PROBLEM: Omit all images. Write out the rest of the material exactly.

DATA SEGMENT:
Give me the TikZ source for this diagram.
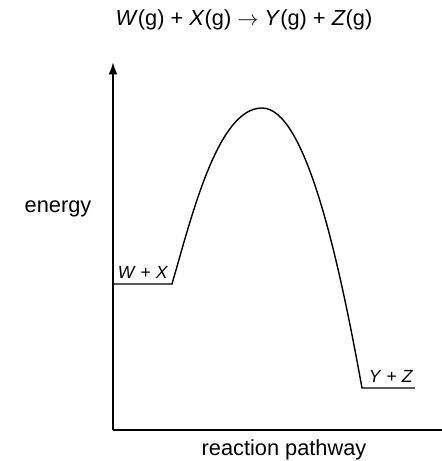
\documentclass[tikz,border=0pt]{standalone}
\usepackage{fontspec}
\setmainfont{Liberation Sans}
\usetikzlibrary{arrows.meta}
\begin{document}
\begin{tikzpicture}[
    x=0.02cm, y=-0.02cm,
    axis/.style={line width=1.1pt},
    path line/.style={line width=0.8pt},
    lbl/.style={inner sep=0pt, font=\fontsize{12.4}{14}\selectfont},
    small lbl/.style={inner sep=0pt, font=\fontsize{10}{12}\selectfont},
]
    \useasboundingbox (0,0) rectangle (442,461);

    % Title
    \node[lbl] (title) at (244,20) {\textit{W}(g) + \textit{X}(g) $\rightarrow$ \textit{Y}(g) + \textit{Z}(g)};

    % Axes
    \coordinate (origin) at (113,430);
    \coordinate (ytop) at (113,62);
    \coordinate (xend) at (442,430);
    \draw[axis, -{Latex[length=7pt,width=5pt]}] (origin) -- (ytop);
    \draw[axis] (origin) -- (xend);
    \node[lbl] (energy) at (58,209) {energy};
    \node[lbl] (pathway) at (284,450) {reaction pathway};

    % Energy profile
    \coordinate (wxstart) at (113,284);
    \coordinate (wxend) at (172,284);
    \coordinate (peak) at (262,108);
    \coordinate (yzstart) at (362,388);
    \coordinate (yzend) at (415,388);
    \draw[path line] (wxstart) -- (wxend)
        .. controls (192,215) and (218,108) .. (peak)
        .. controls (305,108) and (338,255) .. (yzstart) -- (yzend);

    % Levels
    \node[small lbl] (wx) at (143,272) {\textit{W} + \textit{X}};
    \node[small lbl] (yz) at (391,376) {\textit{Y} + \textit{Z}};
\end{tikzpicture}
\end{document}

TASK RESULT:
Give me the TikZ source for this diagram.
\documentclass[tikz,border=0pt]{standalone}
\usepackage{fontspec}
\setmainfont{Liberation Sans}
\usetikzlibrary{arrows.meta}
\begin{document}
\begin{tikzpicture}[
    x=0.02cm, y=-0.02cm,
    axis/.style={line width=1.1pt},
    path line/.style={line width=0.8pt},
    lbl/.style={inner sep=0pt, font=\fontsize{12.4}{14}\selectfont},
    small lbl/.style={inner sep=0pt, font=\fontsize{10}{12}\selectfont},
]
    \useasboundingbox (0,0) rectangle (442,461);

    % Title
    \node[lbl] (title) at (244,20) {\textit{W}(g) + \textit{X}(g) $\rightarrow$ \textit{Y}(g) + \textit{Z}(g)};

    % Axes
    \coordinate (origin) at (113,430);
    \coordinate (ytop) at (113,62);
    \coordinate (xend) at (442,430);
    \draw[axis, -{Latex[length=7pt,width=5pt]}] (origin) -- (ytop);
    \draw[axis] (origin) -- (xend);
    \node[lbl] (energy) at (58,209) {energy};
    \node[lbl] (pathway) at (284,450) {reaction pathway};

    % Energy profile
    \coordinate (wxstart) at (113,284);
    \coordinate (wxend) at (172,284);
    \coordinate (peak) at (262,108);
    \coordinate (yzstart) at (362,388);
    \coordinate (yzend) at (415,388);
    \draw[path line] (wxstart) -- (wxend)
        .. controls (192,215) and (218,108) .. (peak)
        .. controls (305,108) and (338,255) .. (yzstart) -- (yzend);

    % Levels
    \node[small lbl] (wx) at (143,272) {\textit{W} + \textit{X}};
    \node[small lbl] (yz) at (391,376) {\textit{Y} + \textit{Z}};
\end{tikzpicture}
\end{document}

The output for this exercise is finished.